S: That’s exactly right. I tend to take a humanistic approach where I lead first with a person’s humanity and I don’t really necessarily feel the need to, upon first meeting someone, to lay out to them all of my traumas I’ve had in my life, and how I was in special education as a child. When I’m meeting someone on a first date or a stranger on the street, I want to show that I have some strengths. There’s some exciting things going on in my life right now, at this moment in my life, and we can choose what we want to make the core of our identity. It doesn’t negate the trauma that we had. This is not victim blaming, but it just shows that we’re multifaceted people. And we often forget to illustrate or highlight our higher potentials.
A: Sometimes I just get the sense that it’s almost like a competitive trauma kind of situation.
S: The Victimhood Olympics.
A: Yeah, exactly. My sense is that in that process, we actually dig ourselves deeper rather than overcoming what we’ve experienced that hasn’t been positive.
S: I think that’s right.
A: You talked about post-traumatic growth too, which is a very interesting concept. Can you tell us a little bit about that?
S: Post traumatic growth is an area of psychology that’s interested in understanding why some people grow from trauma, how they grow in immense ways. It’s not as though they preferred to have had the trauma or not have had the trauma. That’s not the point. It’s that they feel that it’s transformed them in some way, like a seismic earthquake of the soul, it has shattered their assumptions about the world and led them to see greater possibilities and a greater purpose for themselves and others. You often see increased creativity as well, and increased connections with people, maybe cutting out some other connections; some of your shady friends. Goodbye! You shift your priorities. I think it’s a really interesting area of research—really trying to understand how this works.
A: And it also involves self-reflection on our experience as opposed to repression.
S: Yes. Productive rumination. We have a lot of rumination that is unproductive. It’s like you’re a broken record over and over again, over again. I’m going to take revenge on these people— it’s not productive. Where’s that leading to? How’s that helping you grow? How’s that helping anyone else grow? But there is productive ruminating. It’s okay to cognitively process in a meaningful way what happened to you and help it propel you forward.

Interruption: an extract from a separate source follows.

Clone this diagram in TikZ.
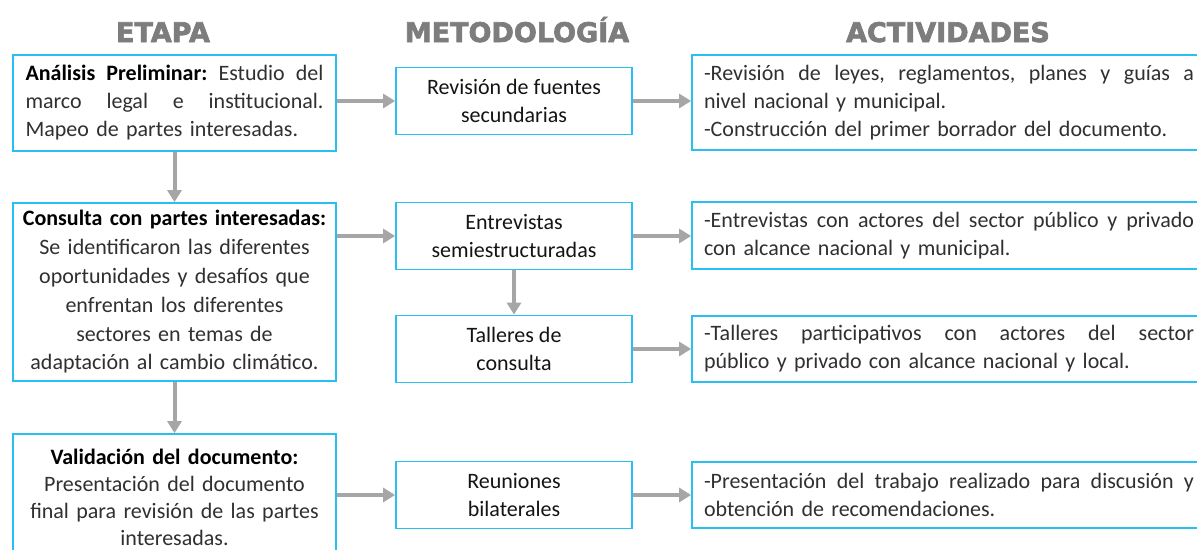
\documentclass[tikz,border=0pt]{standalone}
\usepackage{fontspec}
\setmainfont{Carlito}
\newfontfamily\headfont{DejaVu Sans}[BoldFeatures={FakeBold=2.5}]
\usetikzlibrary{arrows.meta}
\definecolor{boxblue}{RGB}{40,192,242}
\definecolor{arrgray}{RGB}{166,166,166}
\definecolor{headgray}{RGB}{125,125,125}
\definecolor{bodytext}{RGB}{48,48,48}
\definecolor{midtext}{RGB}{20,20,20}
\newcommand\jline[2]{\makebox[#1][s]{\frenchspacing\spaceskip=\fontdimen2\font plus 1fil\relax #2}}
\begin{document}
\begin{tikzpicture}[x=1pt,y=-1pt,
  box/.style={draw=boxblue,line width=1.8pt,inner sep=0pt,fill=white},
  etapa/.style={box,minimum width=323pt,text width=318pt,align=center,
    font=\fontsize{22}{28}\selectfont,text=bodytext},
  metodo/.style={box,minimum width=236pt,minimum height=67pt,align=center,
    font=\fontsize{22}{28}\selectfont,text=midtext},
  activ/.style={box,minimum width=514pt,text width=490pt,align=left,
    font=\fontsize{22}{28}\selectfont,text=bodytext},
  head/.style={font=\headfont\bfseries\fontsize{27}{30}\selectfont,text=headgray,anchor=base,inner sep=0pt},
  arr/.style={draw=arrgray,line width=4pt,-{Triangle[length=12pt,width=14pt]}}]
\useasboundingbox (0,0) rectangle (1197,549);
\clip (0,0) rectangle (1197,549);
\fill[white] (0,0) rectangle (1197,549);

% headers
\node[head] (h1) at (163,42) {ETAPA};
\node[head] (h2) at (517,42) {METODOLOGÍA};
\node[head] (h3) at (948,42) {ACTIVIDADES};

% etapa column
\node[etapa,minimum height=96pt,text width=298pt,align=left] (A1) at (174.5,103)
  {\jline{298pt}{\textcolor{black}{\bfseries Análisis Preliminar:} Estudio del}\\
   \jline{298pt}{marco legal e institucional.}\\
   Mapeo de partes interesadas.};
\node[etapa,minimum height=178pt,font=\fontsize{22}{28.8}\selectfont] (A2) at (174.5,292)
  {\textcolor{black}{\bfseries Consulta con partes interesadas:}\\
   Se identificaron las diferentes\\
   oportunidades y desafíos que\\
   enfrentan los diferentes\\
   sectores en temas de\\
   adaptación al cambio climático.};
\node[etapa,minimum height=126pt,font=\fontsize{22}{27}\selectfont] (A3) at (174.5,497)
  {\textcolor{black}{\bfseries Validación del documento:}\\
   Presentación del documento\\
   final para revisión de las partes\\
   interesadas.};

% metodologia column
\node[metodo] (M1) at (514,101) {Revisión de fuentes\\secundarias};
\node[metodo] (M2) at (514,236) {Entrevistas\\semiestructuradas};
\node[metodo] (M3) at (514,349) {Talleres de\\consulta};
\node[metodo] (M4) at (514,495) {Reuniones\\bilaterales};

% actividades column
\node[activ,minimum height=95pt] (R1) at (949,102.5)
  {\jline{490pt}{-Revisión de leyes, reglamentos, planes y guías a}\\
   nivel nacional y municipal.\\
   -Construcción del primer borrador del documento.};
\node[activ,minimum height=67pt] (R2) at (949,235.5)
  {\jline{490pt}{-Entrevistas con actores del sector público y privado}\\
   con alcance nacional y municipal.};
\node[activ,minimum height=66pt] (R3) at (949,349)
  {\jline{490pt}{-Talleres participativos con actores del sector}\\
   público y privado con alcance nacional y local.};
\node[activ,minimum height=66pt] (R4) at (949,495)
  {\jline{490pt}{-Presentación del trabajo realizado para discusión y}\\
   obtención de recomendaciones.};

% connectors
\draw[arr] (A1.south) -- (A2.north);
\draw[arr] (A2.south) -- (A3.north);
\draw[arr] (M2.south) -- (M3.north);
\draw[arr] (A1.east |- M1.east) -- (M1.west);
\draw[arr] (A2.east |- M2.east) -- (M2.west);
\draw[arr] (A3.east |- M4.east) -- (M4.west);
\draw[arr] (M1.east) -- (M1.east -| R1.west);
\draw[arr] (M2.east) -- (M2.east -| R2.west);
\draw[arr] (M3.east) -- (M3.east -| R3.west);
\draw[arr] (M4.east) -- (M4.east -| R4.west);
\end{tikzpicture}
\end{document}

A: That’s a great distinction. One of the things Maslow said has always fascinated me: “dichotomizing pathologizes.” There’s a recurring theme in your book with the ideas of synergy, paradox, dialectical movement going beyond dualisms, being safe enough to explore, and these seem to recur at a lot of the different levels of development, if not all of them. And you were also talking about selfishness, and that there’s nothing wrong with being selfish in a certain context. Being both selfish and unselfish, in a way, rather than just saying: well, unselfish is good, selfish is bad or vice versa. So there is this constant synergy.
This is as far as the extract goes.